Problem statement → Reproduce, please, the span of lines beginning at the line with "Write the matplotlib code for this chart." and ending at the line with "import matplotlib.pyplot as plt", inclusive, minus any pictures.

Records provided →
☆ ☆ ☆ ☆ ☆
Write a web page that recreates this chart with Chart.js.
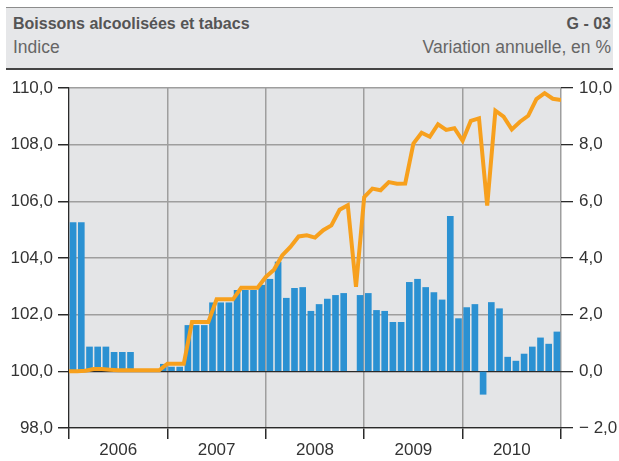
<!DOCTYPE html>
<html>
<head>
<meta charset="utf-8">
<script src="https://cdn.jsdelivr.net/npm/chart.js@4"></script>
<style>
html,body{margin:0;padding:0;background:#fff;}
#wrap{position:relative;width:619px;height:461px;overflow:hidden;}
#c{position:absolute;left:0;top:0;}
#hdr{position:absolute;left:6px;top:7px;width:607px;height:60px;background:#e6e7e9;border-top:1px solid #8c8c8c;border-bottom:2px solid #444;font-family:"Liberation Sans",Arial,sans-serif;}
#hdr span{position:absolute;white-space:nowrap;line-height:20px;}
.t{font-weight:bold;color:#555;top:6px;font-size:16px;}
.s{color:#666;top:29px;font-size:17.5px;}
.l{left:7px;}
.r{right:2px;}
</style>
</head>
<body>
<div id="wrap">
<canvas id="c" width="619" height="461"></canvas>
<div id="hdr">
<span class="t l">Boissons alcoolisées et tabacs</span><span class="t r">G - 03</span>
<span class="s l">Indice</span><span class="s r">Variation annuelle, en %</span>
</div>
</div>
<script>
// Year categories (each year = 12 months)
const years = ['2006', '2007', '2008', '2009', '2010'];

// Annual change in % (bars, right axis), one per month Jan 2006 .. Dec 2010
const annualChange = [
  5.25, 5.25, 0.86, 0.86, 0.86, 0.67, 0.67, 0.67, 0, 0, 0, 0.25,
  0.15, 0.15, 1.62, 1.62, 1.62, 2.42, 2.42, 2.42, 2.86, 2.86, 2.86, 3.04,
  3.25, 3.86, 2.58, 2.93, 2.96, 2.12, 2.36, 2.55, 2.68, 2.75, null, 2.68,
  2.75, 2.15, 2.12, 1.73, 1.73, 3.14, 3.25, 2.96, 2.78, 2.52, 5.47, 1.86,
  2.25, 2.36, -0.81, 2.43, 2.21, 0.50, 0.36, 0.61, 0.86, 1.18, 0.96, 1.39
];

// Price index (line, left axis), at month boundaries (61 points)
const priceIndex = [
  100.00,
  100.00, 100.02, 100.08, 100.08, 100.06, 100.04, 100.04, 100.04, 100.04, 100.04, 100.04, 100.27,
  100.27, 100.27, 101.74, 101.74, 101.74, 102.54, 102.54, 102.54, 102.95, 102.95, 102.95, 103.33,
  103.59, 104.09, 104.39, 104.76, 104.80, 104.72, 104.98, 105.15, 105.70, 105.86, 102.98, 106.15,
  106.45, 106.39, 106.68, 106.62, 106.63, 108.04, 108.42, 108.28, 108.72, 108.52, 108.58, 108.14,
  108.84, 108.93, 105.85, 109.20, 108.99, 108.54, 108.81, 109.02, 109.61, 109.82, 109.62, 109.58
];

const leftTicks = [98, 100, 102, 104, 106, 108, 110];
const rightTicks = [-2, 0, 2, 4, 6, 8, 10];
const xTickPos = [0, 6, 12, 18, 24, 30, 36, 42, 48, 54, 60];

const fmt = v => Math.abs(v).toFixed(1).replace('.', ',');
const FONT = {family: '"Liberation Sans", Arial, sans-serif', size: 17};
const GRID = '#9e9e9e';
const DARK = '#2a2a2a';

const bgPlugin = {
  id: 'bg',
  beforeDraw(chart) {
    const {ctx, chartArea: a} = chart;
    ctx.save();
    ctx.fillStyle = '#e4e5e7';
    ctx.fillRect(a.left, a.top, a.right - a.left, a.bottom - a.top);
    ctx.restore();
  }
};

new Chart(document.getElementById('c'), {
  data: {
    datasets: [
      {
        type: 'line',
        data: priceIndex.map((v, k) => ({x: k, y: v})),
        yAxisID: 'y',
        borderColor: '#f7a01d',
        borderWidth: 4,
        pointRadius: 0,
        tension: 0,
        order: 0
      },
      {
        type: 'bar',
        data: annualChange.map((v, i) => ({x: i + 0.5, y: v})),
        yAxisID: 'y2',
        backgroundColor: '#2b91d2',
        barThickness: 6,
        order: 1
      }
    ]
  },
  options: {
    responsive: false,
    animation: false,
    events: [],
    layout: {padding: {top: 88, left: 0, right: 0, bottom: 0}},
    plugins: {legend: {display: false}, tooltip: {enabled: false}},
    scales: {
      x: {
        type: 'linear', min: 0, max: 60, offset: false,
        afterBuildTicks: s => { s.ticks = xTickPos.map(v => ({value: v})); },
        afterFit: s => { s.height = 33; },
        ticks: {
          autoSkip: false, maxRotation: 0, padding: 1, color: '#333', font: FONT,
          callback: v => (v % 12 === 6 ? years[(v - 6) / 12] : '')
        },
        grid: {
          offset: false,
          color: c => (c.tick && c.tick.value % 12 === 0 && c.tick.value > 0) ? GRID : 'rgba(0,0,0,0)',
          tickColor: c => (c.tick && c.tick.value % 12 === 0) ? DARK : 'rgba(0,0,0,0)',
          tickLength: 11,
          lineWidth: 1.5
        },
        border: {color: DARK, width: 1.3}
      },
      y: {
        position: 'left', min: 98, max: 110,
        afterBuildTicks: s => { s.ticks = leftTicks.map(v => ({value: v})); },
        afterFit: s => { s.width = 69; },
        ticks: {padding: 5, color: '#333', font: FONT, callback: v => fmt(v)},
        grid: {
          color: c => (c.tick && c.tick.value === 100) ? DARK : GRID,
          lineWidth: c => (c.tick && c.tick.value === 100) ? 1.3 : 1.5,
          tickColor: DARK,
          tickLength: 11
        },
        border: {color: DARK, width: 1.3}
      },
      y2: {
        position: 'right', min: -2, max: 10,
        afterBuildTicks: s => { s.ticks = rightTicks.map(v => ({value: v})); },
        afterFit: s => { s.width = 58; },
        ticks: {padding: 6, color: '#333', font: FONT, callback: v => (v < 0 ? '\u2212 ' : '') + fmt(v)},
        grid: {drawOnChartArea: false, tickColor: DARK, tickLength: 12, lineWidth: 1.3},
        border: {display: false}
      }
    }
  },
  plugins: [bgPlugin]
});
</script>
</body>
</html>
☆ ☆ ☆ ☆ ☆
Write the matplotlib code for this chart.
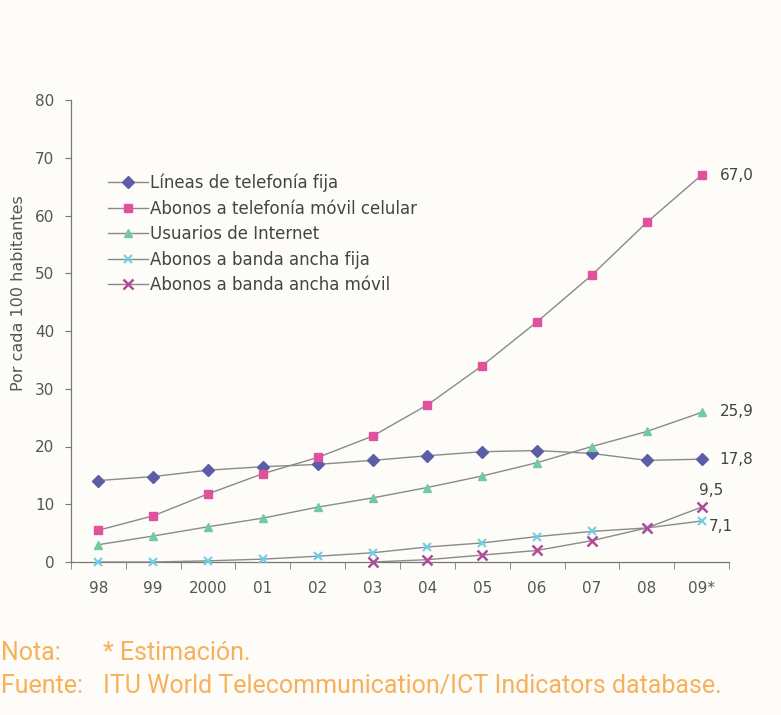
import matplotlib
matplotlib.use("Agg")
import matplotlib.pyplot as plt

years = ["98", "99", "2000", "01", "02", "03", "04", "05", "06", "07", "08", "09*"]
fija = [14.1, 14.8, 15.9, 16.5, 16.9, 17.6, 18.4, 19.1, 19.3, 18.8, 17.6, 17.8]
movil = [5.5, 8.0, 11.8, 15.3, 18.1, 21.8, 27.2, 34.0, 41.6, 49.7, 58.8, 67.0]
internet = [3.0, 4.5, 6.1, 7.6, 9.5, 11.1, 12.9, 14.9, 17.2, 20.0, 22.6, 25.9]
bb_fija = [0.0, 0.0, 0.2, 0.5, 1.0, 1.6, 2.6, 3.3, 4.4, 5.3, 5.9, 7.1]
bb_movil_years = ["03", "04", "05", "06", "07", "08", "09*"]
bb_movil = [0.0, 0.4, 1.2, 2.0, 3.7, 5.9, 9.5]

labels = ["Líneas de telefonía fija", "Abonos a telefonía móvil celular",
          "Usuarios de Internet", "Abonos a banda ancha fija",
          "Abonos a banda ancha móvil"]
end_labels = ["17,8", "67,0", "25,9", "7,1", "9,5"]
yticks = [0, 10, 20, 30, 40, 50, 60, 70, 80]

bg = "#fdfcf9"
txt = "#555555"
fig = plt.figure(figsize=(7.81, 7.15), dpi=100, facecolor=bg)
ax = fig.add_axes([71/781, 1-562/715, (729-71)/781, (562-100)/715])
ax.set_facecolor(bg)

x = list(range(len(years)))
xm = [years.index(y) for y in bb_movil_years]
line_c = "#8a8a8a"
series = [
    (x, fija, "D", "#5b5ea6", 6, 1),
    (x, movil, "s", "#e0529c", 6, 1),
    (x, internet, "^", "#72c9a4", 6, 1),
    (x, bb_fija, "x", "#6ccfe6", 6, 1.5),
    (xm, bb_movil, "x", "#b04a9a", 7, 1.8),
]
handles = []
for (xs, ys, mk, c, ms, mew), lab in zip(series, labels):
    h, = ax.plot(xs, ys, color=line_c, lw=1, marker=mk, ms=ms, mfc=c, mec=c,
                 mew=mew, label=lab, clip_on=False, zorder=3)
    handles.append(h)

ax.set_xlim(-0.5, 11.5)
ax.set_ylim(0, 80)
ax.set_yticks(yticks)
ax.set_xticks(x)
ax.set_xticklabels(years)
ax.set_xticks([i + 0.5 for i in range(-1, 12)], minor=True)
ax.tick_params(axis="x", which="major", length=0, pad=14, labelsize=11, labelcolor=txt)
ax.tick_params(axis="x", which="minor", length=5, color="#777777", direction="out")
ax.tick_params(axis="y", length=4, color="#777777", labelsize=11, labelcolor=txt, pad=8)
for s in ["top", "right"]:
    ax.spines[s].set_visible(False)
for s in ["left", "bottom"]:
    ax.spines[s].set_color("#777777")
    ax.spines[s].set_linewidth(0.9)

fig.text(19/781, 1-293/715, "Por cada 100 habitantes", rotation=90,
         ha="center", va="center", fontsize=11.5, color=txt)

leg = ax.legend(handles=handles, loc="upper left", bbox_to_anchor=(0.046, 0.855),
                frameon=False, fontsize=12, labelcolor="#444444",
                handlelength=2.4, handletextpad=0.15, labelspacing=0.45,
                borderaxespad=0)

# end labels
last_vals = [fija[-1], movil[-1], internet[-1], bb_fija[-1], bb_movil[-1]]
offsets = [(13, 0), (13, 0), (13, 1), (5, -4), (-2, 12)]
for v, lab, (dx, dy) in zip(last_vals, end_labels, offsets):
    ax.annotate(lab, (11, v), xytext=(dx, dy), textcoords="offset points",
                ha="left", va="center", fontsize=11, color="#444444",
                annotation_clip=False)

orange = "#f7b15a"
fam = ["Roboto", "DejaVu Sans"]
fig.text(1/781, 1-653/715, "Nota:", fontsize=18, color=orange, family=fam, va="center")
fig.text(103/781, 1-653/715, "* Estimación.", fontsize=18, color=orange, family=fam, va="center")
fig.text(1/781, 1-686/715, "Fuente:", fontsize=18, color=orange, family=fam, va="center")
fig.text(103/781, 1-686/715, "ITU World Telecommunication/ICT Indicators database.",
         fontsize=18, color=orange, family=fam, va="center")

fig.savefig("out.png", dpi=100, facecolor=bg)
☆ ☆ ☆ ☆ ☆
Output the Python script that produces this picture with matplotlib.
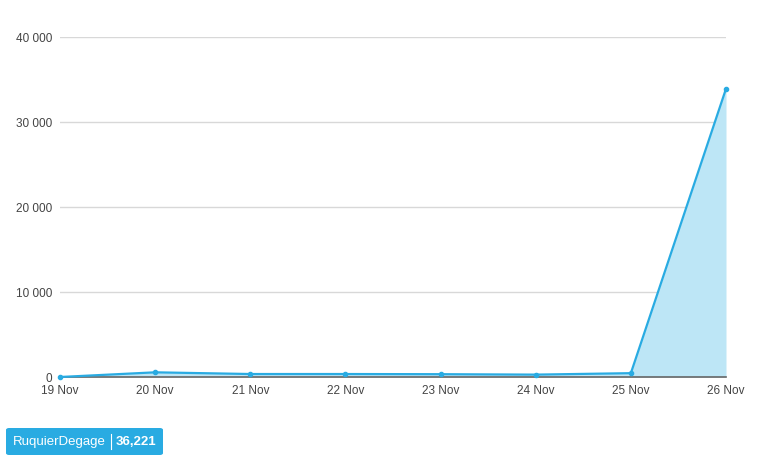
☆ ☆ ☆ ☆ ☆
Finished task →
Write the matplotlib code for this chart.
import matplotlib
matplotlib.use("Agg")
import matplotlib.pyplot as plt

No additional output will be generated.